### [Input records]

----

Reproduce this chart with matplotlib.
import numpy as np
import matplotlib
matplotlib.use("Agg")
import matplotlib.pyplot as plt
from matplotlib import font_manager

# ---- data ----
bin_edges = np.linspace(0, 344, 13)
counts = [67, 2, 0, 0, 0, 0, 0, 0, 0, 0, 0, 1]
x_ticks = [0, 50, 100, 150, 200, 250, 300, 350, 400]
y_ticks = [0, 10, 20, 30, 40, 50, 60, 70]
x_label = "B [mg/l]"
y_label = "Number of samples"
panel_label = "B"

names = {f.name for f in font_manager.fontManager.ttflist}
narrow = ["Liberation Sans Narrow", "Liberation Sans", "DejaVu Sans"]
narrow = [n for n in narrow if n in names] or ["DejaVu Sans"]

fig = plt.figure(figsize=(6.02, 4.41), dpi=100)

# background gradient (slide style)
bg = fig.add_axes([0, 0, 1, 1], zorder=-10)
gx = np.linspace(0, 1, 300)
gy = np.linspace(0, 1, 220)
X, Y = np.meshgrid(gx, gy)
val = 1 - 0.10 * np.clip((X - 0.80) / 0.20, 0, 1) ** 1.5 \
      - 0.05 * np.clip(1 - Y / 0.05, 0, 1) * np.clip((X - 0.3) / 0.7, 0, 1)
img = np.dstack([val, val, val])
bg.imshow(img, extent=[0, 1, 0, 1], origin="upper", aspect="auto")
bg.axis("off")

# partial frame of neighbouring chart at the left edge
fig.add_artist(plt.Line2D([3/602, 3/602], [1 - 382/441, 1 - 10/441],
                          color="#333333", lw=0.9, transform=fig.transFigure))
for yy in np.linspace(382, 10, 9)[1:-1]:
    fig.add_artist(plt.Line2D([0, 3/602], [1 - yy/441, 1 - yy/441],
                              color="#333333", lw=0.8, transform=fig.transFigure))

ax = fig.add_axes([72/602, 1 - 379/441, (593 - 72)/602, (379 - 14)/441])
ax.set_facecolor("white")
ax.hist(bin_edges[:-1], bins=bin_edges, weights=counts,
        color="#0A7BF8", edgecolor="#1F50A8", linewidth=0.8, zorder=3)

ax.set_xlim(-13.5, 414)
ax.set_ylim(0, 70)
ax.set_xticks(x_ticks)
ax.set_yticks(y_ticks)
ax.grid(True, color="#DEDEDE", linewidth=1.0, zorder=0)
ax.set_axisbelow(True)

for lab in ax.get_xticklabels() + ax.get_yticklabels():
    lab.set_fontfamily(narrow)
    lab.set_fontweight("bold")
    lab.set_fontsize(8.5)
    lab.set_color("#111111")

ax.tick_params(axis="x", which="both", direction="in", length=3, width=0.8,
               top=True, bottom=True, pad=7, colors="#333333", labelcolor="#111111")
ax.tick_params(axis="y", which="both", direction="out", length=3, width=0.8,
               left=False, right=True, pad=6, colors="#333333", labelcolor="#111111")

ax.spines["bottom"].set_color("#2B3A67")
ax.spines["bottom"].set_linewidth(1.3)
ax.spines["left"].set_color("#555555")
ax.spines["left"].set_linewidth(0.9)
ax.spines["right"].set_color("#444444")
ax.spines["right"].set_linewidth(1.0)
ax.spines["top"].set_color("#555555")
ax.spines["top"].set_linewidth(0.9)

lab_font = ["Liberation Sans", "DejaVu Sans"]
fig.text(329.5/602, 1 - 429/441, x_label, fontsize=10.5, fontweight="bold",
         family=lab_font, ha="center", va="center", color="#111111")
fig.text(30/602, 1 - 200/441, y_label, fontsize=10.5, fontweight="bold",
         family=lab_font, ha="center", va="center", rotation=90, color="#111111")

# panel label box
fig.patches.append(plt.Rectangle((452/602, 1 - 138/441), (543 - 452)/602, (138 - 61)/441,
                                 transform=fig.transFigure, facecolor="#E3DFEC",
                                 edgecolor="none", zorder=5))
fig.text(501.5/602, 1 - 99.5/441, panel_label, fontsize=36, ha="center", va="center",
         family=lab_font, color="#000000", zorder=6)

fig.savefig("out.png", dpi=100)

----

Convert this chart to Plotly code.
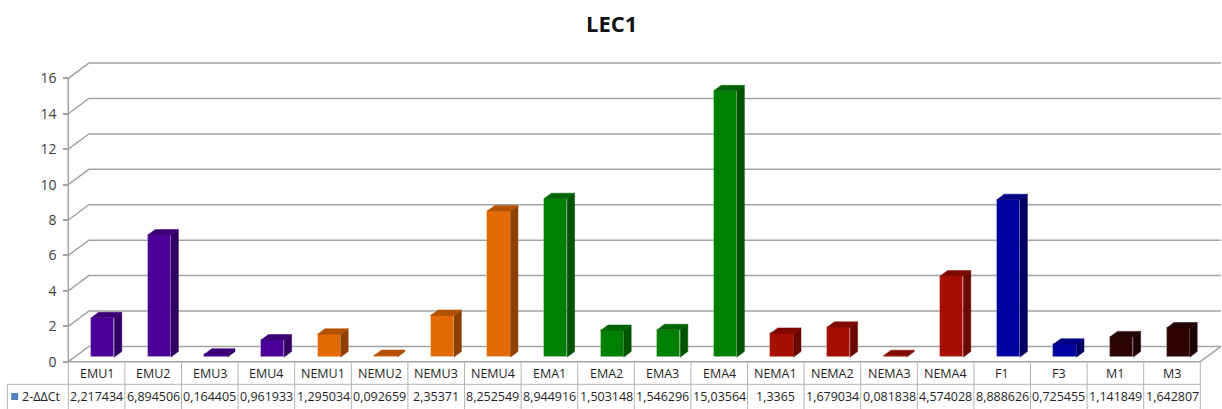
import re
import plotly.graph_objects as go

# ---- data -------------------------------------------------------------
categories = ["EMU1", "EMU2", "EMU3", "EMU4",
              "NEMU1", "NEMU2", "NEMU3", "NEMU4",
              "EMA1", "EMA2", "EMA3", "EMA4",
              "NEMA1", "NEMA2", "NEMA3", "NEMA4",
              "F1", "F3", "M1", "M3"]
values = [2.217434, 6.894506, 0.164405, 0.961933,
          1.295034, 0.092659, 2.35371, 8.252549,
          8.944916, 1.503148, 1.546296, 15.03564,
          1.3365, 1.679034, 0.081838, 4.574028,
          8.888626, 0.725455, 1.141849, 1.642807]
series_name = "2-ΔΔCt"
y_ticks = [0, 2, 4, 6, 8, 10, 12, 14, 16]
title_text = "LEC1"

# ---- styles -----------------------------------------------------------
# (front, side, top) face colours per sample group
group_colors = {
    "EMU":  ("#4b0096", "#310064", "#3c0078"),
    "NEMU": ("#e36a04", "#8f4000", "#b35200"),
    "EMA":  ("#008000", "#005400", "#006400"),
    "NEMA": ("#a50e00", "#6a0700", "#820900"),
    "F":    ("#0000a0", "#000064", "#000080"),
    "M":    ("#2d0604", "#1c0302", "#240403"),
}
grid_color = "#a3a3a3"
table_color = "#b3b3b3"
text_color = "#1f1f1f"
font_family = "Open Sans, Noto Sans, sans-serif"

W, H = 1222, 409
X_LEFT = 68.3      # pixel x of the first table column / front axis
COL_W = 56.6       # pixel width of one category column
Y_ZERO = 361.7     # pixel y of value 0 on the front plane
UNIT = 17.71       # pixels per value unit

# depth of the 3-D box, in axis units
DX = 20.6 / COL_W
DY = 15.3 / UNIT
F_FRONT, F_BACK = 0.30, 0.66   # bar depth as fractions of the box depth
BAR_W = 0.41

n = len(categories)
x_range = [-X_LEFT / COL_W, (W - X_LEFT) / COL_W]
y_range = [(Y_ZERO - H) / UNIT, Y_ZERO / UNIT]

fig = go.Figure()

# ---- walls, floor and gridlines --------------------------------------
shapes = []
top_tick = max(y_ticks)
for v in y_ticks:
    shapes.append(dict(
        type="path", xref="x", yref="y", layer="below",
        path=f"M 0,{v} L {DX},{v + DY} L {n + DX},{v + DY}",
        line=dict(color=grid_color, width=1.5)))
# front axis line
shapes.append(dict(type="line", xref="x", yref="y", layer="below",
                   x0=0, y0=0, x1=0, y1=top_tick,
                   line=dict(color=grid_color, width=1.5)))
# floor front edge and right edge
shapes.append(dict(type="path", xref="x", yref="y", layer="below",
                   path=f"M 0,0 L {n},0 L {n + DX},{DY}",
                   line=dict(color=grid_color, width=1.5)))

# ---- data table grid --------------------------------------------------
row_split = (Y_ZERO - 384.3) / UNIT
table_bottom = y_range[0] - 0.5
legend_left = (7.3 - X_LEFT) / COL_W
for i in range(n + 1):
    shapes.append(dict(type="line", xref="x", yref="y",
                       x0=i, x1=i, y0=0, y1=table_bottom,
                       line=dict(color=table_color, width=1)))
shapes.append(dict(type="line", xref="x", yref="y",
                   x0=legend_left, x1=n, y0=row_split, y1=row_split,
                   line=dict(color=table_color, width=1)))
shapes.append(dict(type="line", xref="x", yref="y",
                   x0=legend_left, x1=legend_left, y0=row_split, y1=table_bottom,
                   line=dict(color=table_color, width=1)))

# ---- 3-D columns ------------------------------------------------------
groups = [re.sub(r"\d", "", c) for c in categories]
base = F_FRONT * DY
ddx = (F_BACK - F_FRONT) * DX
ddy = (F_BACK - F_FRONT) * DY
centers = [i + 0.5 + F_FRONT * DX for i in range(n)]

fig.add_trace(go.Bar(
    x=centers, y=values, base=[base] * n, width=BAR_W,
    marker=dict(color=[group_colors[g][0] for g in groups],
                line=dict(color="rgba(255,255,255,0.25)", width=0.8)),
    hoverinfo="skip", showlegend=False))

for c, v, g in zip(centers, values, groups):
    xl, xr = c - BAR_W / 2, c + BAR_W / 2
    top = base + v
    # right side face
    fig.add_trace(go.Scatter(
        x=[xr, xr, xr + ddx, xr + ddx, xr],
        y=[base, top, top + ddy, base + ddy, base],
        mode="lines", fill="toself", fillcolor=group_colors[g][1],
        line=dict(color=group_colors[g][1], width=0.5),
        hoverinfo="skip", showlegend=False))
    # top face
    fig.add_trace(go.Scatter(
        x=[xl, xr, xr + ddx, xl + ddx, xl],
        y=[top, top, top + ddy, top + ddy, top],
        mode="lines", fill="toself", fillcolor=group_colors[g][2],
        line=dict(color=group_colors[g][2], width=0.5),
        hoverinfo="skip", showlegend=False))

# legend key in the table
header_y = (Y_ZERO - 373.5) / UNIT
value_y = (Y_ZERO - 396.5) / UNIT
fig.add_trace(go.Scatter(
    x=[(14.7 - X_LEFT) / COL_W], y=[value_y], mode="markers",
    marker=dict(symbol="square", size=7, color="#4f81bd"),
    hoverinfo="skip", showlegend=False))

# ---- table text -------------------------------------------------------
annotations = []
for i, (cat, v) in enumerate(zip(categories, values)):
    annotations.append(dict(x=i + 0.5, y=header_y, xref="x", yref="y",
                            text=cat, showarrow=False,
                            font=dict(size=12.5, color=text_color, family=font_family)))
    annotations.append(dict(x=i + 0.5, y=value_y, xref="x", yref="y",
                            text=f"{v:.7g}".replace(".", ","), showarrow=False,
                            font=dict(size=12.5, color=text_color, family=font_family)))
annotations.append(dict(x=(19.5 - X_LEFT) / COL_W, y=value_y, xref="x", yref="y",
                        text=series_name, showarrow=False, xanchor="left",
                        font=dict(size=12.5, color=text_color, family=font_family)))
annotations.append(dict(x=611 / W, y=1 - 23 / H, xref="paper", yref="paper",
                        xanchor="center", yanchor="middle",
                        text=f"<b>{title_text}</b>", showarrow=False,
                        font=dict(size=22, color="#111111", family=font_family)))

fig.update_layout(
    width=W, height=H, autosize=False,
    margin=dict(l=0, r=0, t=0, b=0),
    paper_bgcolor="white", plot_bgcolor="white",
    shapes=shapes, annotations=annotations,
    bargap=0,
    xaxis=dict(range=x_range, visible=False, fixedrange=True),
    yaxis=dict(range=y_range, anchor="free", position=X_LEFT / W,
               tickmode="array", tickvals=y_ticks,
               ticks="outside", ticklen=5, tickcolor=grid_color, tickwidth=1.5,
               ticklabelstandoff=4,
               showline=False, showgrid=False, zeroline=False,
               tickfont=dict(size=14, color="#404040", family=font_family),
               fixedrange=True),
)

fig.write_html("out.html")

----

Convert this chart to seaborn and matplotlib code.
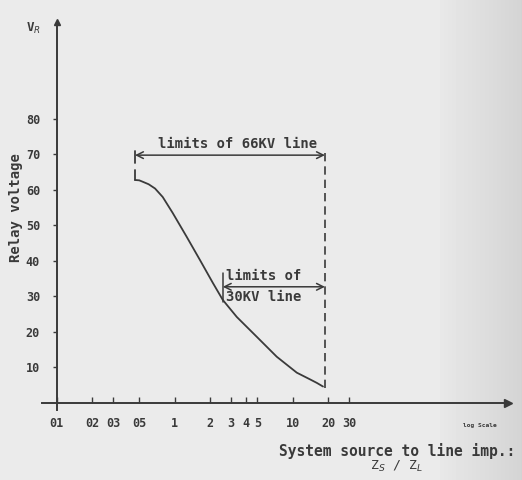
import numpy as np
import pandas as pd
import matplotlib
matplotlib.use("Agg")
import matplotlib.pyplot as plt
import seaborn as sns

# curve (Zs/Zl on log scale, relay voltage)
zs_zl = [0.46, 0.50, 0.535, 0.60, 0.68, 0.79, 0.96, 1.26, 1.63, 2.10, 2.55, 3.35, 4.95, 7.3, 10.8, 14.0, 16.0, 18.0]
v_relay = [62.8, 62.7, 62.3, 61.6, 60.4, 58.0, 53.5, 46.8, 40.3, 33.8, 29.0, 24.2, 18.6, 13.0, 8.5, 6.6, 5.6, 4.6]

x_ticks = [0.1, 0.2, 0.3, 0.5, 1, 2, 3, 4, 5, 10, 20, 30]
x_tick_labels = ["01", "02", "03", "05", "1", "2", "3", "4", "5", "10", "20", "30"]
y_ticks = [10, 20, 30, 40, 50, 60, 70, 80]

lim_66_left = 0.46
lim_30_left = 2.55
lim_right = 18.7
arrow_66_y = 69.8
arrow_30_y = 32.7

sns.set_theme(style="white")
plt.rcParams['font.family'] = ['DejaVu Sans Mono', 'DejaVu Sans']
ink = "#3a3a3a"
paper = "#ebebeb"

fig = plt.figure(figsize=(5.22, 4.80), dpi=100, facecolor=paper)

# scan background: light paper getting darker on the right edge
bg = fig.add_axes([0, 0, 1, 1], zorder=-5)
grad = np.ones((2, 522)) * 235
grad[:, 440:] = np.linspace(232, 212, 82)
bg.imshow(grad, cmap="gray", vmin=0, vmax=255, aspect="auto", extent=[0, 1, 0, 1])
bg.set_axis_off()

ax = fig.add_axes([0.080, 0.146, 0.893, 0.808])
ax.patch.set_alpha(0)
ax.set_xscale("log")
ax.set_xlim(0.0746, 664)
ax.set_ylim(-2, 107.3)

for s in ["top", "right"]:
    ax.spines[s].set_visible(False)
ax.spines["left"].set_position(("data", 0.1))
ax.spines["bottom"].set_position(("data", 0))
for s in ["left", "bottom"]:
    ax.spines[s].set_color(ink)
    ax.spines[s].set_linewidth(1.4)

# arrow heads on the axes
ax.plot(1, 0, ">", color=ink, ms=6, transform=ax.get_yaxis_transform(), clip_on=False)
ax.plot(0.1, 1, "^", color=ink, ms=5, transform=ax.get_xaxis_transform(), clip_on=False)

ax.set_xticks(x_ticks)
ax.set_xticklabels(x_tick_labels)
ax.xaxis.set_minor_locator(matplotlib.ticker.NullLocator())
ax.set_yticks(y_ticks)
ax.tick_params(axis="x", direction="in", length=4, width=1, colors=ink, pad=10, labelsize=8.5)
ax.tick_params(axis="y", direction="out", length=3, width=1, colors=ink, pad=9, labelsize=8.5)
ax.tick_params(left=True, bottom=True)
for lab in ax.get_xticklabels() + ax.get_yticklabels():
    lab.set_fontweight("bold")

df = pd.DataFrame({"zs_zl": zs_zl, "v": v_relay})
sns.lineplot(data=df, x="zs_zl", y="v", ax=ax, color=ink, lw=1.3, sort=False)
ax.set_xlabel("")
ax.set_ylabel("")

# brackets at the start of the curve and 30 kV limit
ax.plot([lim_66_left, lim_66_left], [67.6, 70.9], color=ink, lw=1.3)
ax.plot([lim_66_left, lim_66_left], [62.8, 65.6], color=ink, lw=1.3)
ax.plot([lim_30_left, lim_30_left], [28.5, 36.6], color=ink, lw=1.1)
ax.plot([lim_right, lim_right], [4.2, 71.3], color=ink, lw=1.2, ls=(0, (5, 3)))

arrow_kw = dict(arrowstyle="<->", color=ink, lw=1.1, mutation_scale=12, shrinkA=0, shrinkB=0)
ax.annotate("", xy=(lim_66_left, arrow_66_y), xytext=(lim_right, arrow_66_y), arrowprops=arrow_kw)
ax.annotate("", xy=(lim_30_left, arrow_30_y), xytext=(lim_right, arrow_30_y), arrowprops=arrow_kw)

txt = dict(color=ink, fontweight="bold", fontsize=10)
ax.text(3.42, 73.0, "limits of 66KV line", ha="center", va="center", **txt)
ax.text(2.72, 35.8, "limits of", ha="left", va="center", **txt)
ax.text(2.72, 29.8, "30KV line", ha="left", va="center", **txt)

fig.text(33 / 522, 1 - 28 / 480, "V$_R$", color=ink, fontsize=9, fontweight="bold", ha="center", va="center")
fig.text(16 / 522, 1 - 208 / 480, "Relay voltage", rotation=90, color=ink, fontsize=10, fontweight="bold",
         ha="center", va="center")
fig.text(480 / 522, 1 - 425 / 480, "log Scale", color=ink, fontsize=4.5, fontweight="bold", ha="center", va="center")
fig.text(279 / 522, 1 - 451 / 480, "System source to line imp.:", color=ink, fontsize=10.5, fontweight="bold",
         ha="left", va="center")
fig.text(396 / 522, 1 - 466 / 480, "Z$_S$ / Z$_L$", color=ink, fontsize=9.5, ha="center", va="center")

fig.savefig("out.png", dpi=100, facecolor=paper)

----

### [Problem requirements]
Only the lines from the one bearing "Convert this chart to seaborn" to the one bearing "arrow_30_y = 32.7", both included, should be restated word for word, with pictures left out.

### [Output of the task]
Convert this chart to seaborn and matplotlib code.
import numpy as np
import pandas as pd
import matplotlib
matplotlib.use("Agg")
import matplotlib.pyplot as plt
import seaborn as sns

# curve (Zs/Zl on log scale, relay voltage)
zs_zl = [0.46, 0.50, 0.535, 0.60, 0.68, 0.79, 0.96, 1.26, 1.63, 2.10, 2.55, 3.35, 4.95, 7.3, 10.8, 14.0, 16.0, 18.0]
v_relay = [62.8, 62.7, 62.3, 61.6, 60.4, 58.0, 53.5, 46.8, 40.3, 33.8, 29.0, 24.2, 18.6, 13.0, 8.5, 6.6, 5.6, 4.6]

x_ticks = [0.1, 0.2, 0.3, 0.5, 1, 2, 3, 4, 5, 10, 20, 30]
x_tick_labels = ["01", "02", "03", "05", "1", "2", "3", "4", "5", "10", "20", "30"]
y_ticks = [10, 20, 30, 40, 50, 60, 70, 80]

lim_66_left = 0.46
lim_30_left = 2.55
lim_right = 18.7
arrow_66_y = 69.8
arrow_30_y = 32.7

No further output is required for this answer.